New findings from archaeologists in Mexico suggest that humans lived in the Americas much earlier than previously suspected.
Researchers digging in the Chiquihuite Cave, a high-altitude cave in Mexico, found evidence of stone tools that suggest people inhabited the site more than 33,000 years ago.
“This is a unique site. We’ve never seen anything like it before,” professor Tom Higham, the director of the Oxford Radiocarbon Accelerator Unit, told BBC News this week. “The stone-tool evidence is very, very compelling. Anyone can see that these are deliberately manufactured stone tools, and there are lots of them. The dating, which is my job, is robust. And so it’s a very exciting site to have been involved in.”
The new findings question the long-held belief that the earliest humans in the Americas were the Clovis people, who used a land bridge from Siberia to Alaska during the last ice age. The Clovis theory became widely accepted among those in the scientific community, and many researchers rejected any claims that people may have lived in the Americas before the migration of big-game hunters from what is now present-day Russia.

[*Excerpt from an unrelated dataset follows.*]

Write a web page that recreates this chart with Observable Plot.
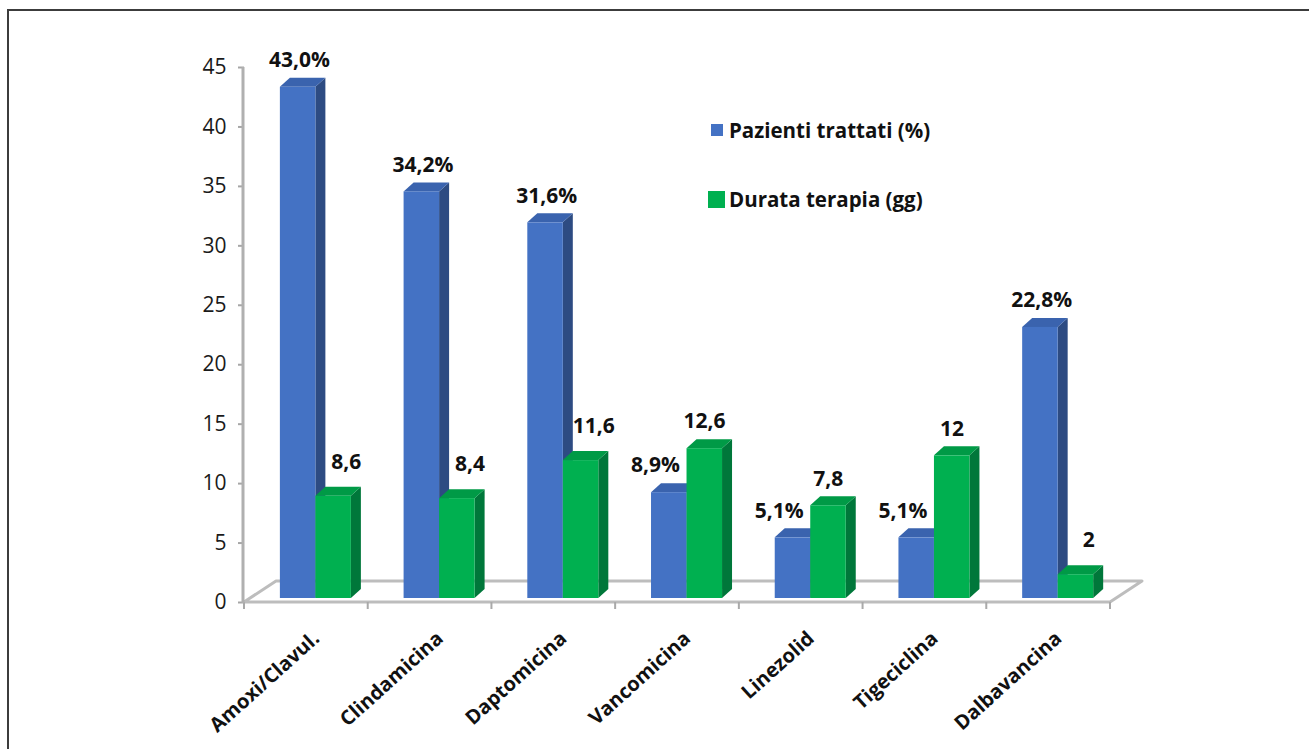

But by the 1980s, scientists and researchers began to look again at the Clovis theory after evidence was found suggesting that a 14,500-year-old human presence existed in Monte Verde, Chile. The team of researchers used charcoal, sediment, and bone data to gauge the age of recovered materials, and the work was completed through a partnership between the University of Oxford in the United Kingdom and the Autonomous University of Zacatecas in Mexico.
Higham said the unique findings correlate to similar data uncovered in Brazil and said the discovery could rewrite the understanding of the history of the Americas.
“In Brazil, there are several sites where you have stone tools that look robust to me and are dated 26-30,000, similar dates to the Chiquihuite site,” Higham said. “This could be an important discovery that could stimulate new work to find other sites in the Americas that date to this period.”